Two weeks later, the 46-year-old former jockey is still soaking in the victory.
That’s because for Delgado, a trip to Pimlico means a trip home.
Only a few hours after he arrived with California Chrome Monday afternoon, Delgado was reunited with Savannah, who lives in Columbia.
“Her mom brought her over here yesterday for me to see her,” he said Tuesday after a morning jog aboard the Kentucky Derby winner. “It was only a 20-minute, half-hour thing. But it was enough for me.”
Assistant trainer Alan Sherman could tell how much the visit meant to Delgado, who hadn’t seen Savannah in about eight months.
“He was very excited about that,” he said.
Reflecting on his return, Delgado smiles warmly at how far he’s come.
It’s a journey that began with a simple vacation last August. At the time, he was working with a few horses in Maryland, but the cold weather began to take its toll on the middle-aged Delgado, who jockeyed from 1985 to 1995 before eventually trying his hand at training.
“I wanted a change,” he said. “But I’m getting older … I was training a few horses myself and just got burnt out. It was just too much.”
Itching for some sun, Delgado went to visit his brother, longtime jockey Alberto Delgado, in California. Within a month, he was on a new path.
“I went out there, fell in love with it and moved out there,” he said.
A few months after the move, he saddled California Chrome — a horse his brother had ridden before —and rediscovered what he calls his true calling, galloping as the colt’s exercise rider.
Through daily morning workouts over the last several months, Delgado and the colt bonded. “Willie and Chrome are buddies,” Sherman said.
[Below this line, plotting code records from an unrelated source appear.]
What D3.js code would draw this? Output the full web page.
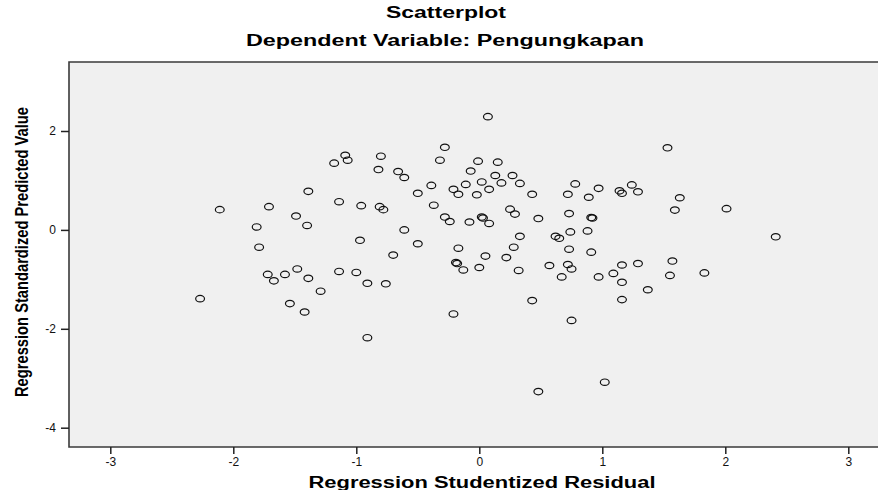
<!DOCTYPE html>
<html>
<head>
<meta charset="utf-8">
<script src="https://cdn.jsdelivr.net/npm/d3@7"></script>
<style>
  body { margin: 0; background: #fff; }
  text { font-family: "Liberation Sans", Arial, sans-serif; }
</style>
</head>
<body>
<svg id="chart"></svg>
<script>
// Regression Studentized Residual (x)
const residual = [
  -1.09, -1.07, -1.18, -1.39, -1.14, -0.96, -2.11, -1.71, -1.49, -1.81,
  -1.40, -1.79, -0.97, 0.07, -0.28, -0.80, -0.82, -0.66, -0.61, -0.32,
  -0.01, 0.15, -0.07, 0.13, 0.27, 0.02, 0.18, 0.33, -0.11, -0.39,
  -0.21, -0.17, 0.08, -0.02, 0.43, -0.50, 0.78, 0.72, 0.89, 0.97,
  1.14, -0.37, -0.81, -0.78, -0.28, -0.24, -0.08, 0.02, 0.03, 0.08,
  0.25, 0.29, 0.48, 0.73, 0.91, 0.92, -0.61, -0.50, -0.17, -0.70,
  0.05, 0.22, 0.33, 0.28, 0.62, 0.65, 0.74, 0.88, 0.73, 0.91,
  1.53, 1.16, 1.24, 1.29, 1.63, 1.59, 2.01, 2.41, -1.72, -1.67,
  -1.58, -1.48, -1.39, -1.29, -1.14, -1.00, -1.54, -1.42, -2.27, -0.19,
  -0.18, -0.13, 0.00, 0.32, 0.57, 0.72, 0.75, 0.67, 0.97, 1.09,
  1.16, 1.29, 1.16, 1.16, 1.37, 1.55, 1.57, 1.83, -0.91, -0.76,
  0.43, -0.21, 0.75, -0.91, 0.48, 1.02
];
// Regression Standardized Predicted Value (y)
const predicted = [
  1.51, 1.41, 1.35, 0.78, 0.57, 0.49, 0.41, 0.47, 0.28, 0.06,
  0.09, -0.35, -0.21, 2.29, 1.67, 1.49, 1.22, 1.18, 1.06, 1.41,
  1.39, 1.37, 1.19, 1.10, 1.10, 0.97, 0.95, 0.94, 0.92, 0.90,
  0.82, 0.72, 0.82, 0.71, 0.72, 0.74, 0.93, 0.72, 0.66, 0.84,
  0.79, 0.50, 0.47, 0.41, 0.26, 0.17, 0.16, 0.26, 0.24, 0.13,
  0.42, 0.32, 0.23, 0.33, 0.25, 0.24, 0.00, -0.28, -0.37, -0.51,
  -0.53, -0.56, -0.13, -0.35, -0.13, -0.17, -0.04, -0.02, -0.39, -0.45,
  1.66, 0.74, 0.91, 0.77, 0.65, 0.40, 0.43, -0.14, -0.90, -1.03,
  -0.90, -0.79, -0.98, -1.24, -0.84, -0.86, -1.49, -1.66, -1.39, -0.66,
  -0.68, -0.81, -0.76, -0.82, -0.72, -0.70, -0.79, -0.95, -0.95, -0.88,
  -0.71, -0.68, -1.06, -1.41, -1.21, -0.92, -0.63, -0.87, -1.08, -1.09,
  -1.43, -1.70, -1.83, -2.18, -3.27, -3.08
];
const xTicks = [-3, -2, -1, 0, 1, 2, 3];
const yTicks = [-4, -2, 0, 2];

const width = 878, height = 490;
const svg = d3.select("#chart").attr("width", width).attr("height", height);

const plotLeft = 69, plotTop = 62, plotBottom = 447, plotRight = 882;

const x = d3.scaleLinear().domain([-3, 3]).range([110.3, 848.3]);
const y = d3.scaleLinear().domain([-4, 2]).range([427.7, 131]);
const fmt = d => String(d); // plain hyphen minus, like SPSS

// plot background
svg.append("rect")
  .attr("x", plotLeft).attr("y", plotTop)
  .attr("width", plotRight - plotLeft).attr("height", plotBottom - plotTop)
  .attr("fill", "#f0f0f0");

// frame (top, left, bottom)
svg.append("path")
  .attr("d", `M${plotRight},${plotTop}H${plotLeft}V${plotBottom}H${plotRight}`)
  .attr("fill", "none")
  .attr("stroke", "#3a3a3a")
  .attr("stroke-width", 1.6);

// axes
const xAxis = svg.append("g")
  .attr("transform", `translate(0,${plotBottom})`)
  .call(d3.axisBottom(x).tickValues(xTicks).tickFormat(fmt).tickSize(7).tickSizeOuter(0).tickPadding(3));
xAxis.select(".domain").remove();
xAxis.selectAll("line").attr("stroke", "#222").attr("stroke-width", 1.5);
xAxis.selectAll("text").attr("font-size", 12).attr("fill", "#111");

const yAxis = svg.append("g")
  .attr("transform", `translate(${plotLeft},0)`)
  .call(d3.axisLeft(y).tickValues(yTicks).tickFormat(fmt).tickSize(8).tickPadding(5));
yAxis.select(".domain").remove();
yAxis.selectAll("line").attr("stroke", "#222").attr("stroke-width", 1.5);
yAxis.selectAll("text").attr("font-size", 12).attr("fill", "#111");

// points
svg.append("g")
  .selectAll("ellipse")
  .data(residual.map((r, i) => [r, predicted[i]]))
  .join("ellipse")
    .attr("cx", d => x(d[0]))
    .attr("cy", d => y(d[1]))
    .attr("rx", 4.4)
    .attr("ry", 3.2)
    .attr("fill", "none")
    .attr("stroke", "#111")
    .attr("stroke-width", 1.2);

// titles
svg.append("text")
  .attr("x", 446).attr("y", 18)
  .attr("text-anchor", "middle")
  .attr("font-size", 16).attr("font-weight", "bold")
  .attr("textLength", 120).attr("lengthAdjust", "spacingAndGlyphs")
  .text("Scatterplot");

svg.append("text")
  .attr("x", 445).attr("y", 46)
  .attr("text-anchor", "middle")
  .attr("font-size", 16).attr("font-weight", "bold")
  .attr("textLength", 398).attr("lengthAdjust", "spacingAndGlyphs")
  .text("Dependent Variable: Pengungkapan");

svg.append("text")
  .attr("x", 482).attr("y", 488)
  .attr("text-anchor", "middle")
  .attr("font-size", 16).attr("font-weight", "bold")
  .attr("textLength", 347).attr("lengthAdjust", "spacingAndGlyphs")
  .text("Regression Studentized Residual");

svg.append("text")
  .attr("transform", "translate(28,252) rotate(-90) scale(1,1.25)")
  .attr("text-anchor", "middle")
  .attr("font-size", 14.5).attr("font-weight", "bold")
  .attr("textLength", 290).attr("lengthAdjust", "spacingAndGlyphs")
  .text("Regression Standardized Predicted Value");
</script>
</body>
</html>
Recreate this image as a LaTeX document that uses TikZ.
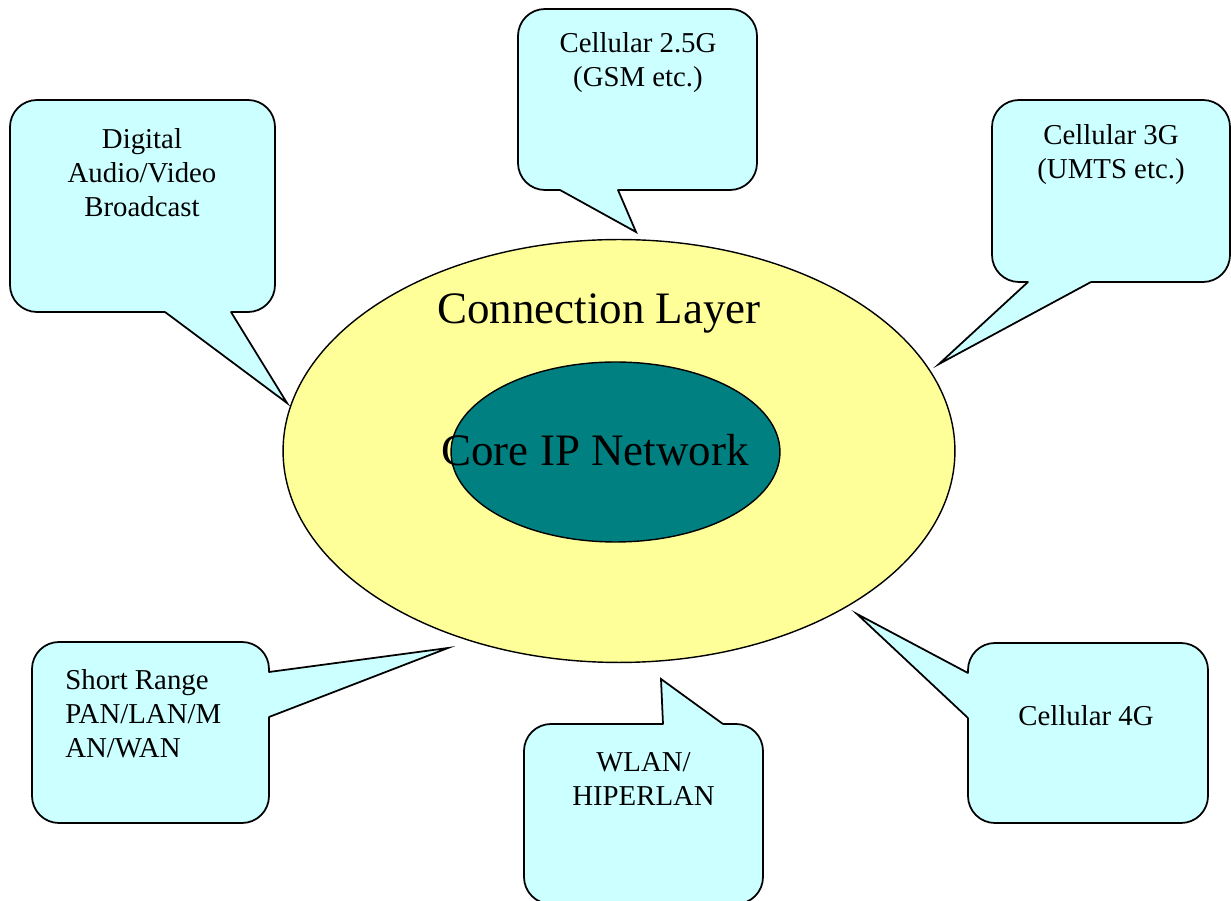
\documentclass[tikz,border=0pt]{standalone}
\usepackage{fontspec}
\setmainfont{Liberation Serif}
\usetikzlibrary{shapes.geometric}
\definecolor{layeryellow}{HTML}{FFFF99}
\definecolor{calloutcyan}{HTML}{CCFFFF}
\definecolor{coreteal}{HTML}{008080}
\begin{document}
\begin{tikzpicture}[x=0.02cm,y=-0.02cm,
  calloutbox/.style={draw=black,fill=calloutcyan,line width=1pt,rounded corners=0.54cm},
  tailfill/.style={fill=calloutcyan},
  tailline/.style={draw=black,line width=1pt,line join=miter,line cap=round},
  lbl/.style={font=\fontsize{16.4}{19.3}\selectfont,align=center,inner sep=0pt},
  bigtext/.style={font=\fontsize{25.6}{30}\selectfont,inner sep=0pt},
  ring/.style={ellipse,draw=black,line width=0.8pt,inner sep=0pt}]
\useasboundingbox (0,0) rectangle (1231,901);

% ellipses
\node[ring,fill=layeryellow,minimum width=13.44cm,minimum height=8.46cm] (layer) at (619,451) {};
\node[ring,fill=coreteal,minimum width=6.58cm,minimum height=3.6cm] (core) at (615.5,452) {};
\node[bigtext] (layertxt) at (599,313) {Connection Layer};
\node[bigtext] (coretxt) at (595,450) {Core IP Network};

% Digital Audio/Video Broadcast
\coordinate (dabA) at (165,312); \coordinate (dabT) at (287,403); \coordinate (dabB) at (231,312);
\draw[calloutbox] (10,100) rectangle (275,312);
\fill[tailfill] (dabA) -- (dabT) -- (dabB) -- (231,306) -- (165,306) -- cycle;
\draw[tailline] (dabA) -- (dabT) -- (dabB);
\node[lbl] (dab) at (142,173) {Digital\\Audio/Video\\Broadcast};

% Cellular 2.5G
\coordinate (gsmA) at (560,190); \coordinate (gsmT) at (636,232); \coordinate (gsmB) at (618,190);
\draw[calloutbox] (518,9) rectangle (757,190);
\fill[tailfill] (gsmA) -- (gsmT) -- (gsmB) -- (618,184) -- (560,184) -- cycle;
\draw[tailline] (gsmA) -- (gsmT) -- (gsmB);
\node[lbl] (gsm) at (638,63) {Cellular 2.5G\\(GSM etc.)};

% Cellular 3G
\coordinate (umtsA) at (1028,282); \coordinate (umtsT) at (939,364); \coordinate (umtsB) at (1091,282);
\draw[calloutbox] (992,100) rectangle (1230,282);
\fill[tailfill] (umtsA) -- (umtsT) -- (umtsB) -- (1091,276) -- (1028,276) -- cycle;
\draw[tailline] (umtsA) -- (umtsT) -- (umtsB);
\node[lbl] (umts) at (1111,155) {Cellular 3G\\(UMTS etc.)};

% Cellular 4G
\coordinate (fgA) at (968,673); \coordinate (fgT) at (857,614); \coordinate (fgB) at (968,718);
\draw[calloutbox] (968,643) rectangle (1208,823);
\fill[tailfill] (fgA) -- (fgT) -- (fgB) -- (974,718) -- (974,673) -- cycle;
\draw[tailline] (fgA) -- (fgT) -- (fgB);
\node[lbl] (fourg) at (1086,716) {Cellular 4G};

% WLAN/HIPERLAN
\coordinate (wlA) at (663,724); \coordinate (wlT) at (661,679); \coordinate (wlB) at (723,724);
\draw[calloutbox] (524,724) rectangle (763,904);
\fill[tailfill] (wlA) -- (wlT) -- (wlB) -- (723,730) -- (663,730) -- cycle;
\draw[tailline] (wlA) -- (wlT) -- (wlB);
\node[lbl] (wlan) at (643.5,779) {WLAN/\\HIPERLAN};

% Short Range
\coordinate (srA) at (269,672); \coordinate (srT) at (448,648); \coordinate (srB) at (269,717);
\draw[calloutbox] (32,642) rectangle (269,823);
\fill[tailfill] (srA) -- (srT) -- (srB) -- (263,717) -- (263,672) -- cycle;
\draw[tailline] (srA) -- (srT) -- (srB);
\node[lbl,align=left,anchor=west] (short) at (65,714) {Short Range\\PAN/LAN/M\\AN/WAN};
\end{tikzpicture}
\end{document}
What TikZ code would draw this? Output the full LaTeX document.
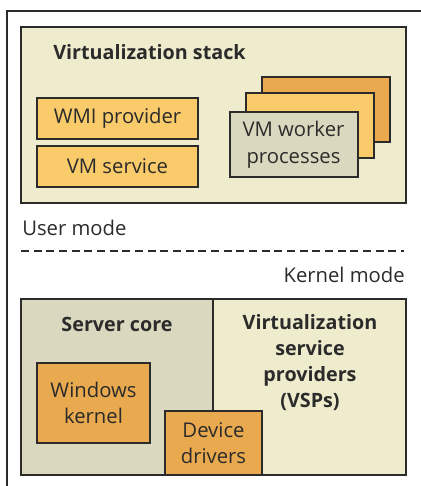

Delgado said everything felt familiar as he rode California Chrome on his first trip around Pimlico — except he took an extra moment to reflect.
“This morning I said, ‘Man, I’d never thought I’d been back here with the winner of the Kentucky Derby,’” he said. “It’s nice.”
As he searched for words to sum up the homecoming and the reunion with his daughter, Delgado could only find one: surreal.
“This is where I started. I learned how to gallop here. I rode races here, was a trainer here,” he said. “It’s a good feeling, basically. It’s a really good feeling coming home.”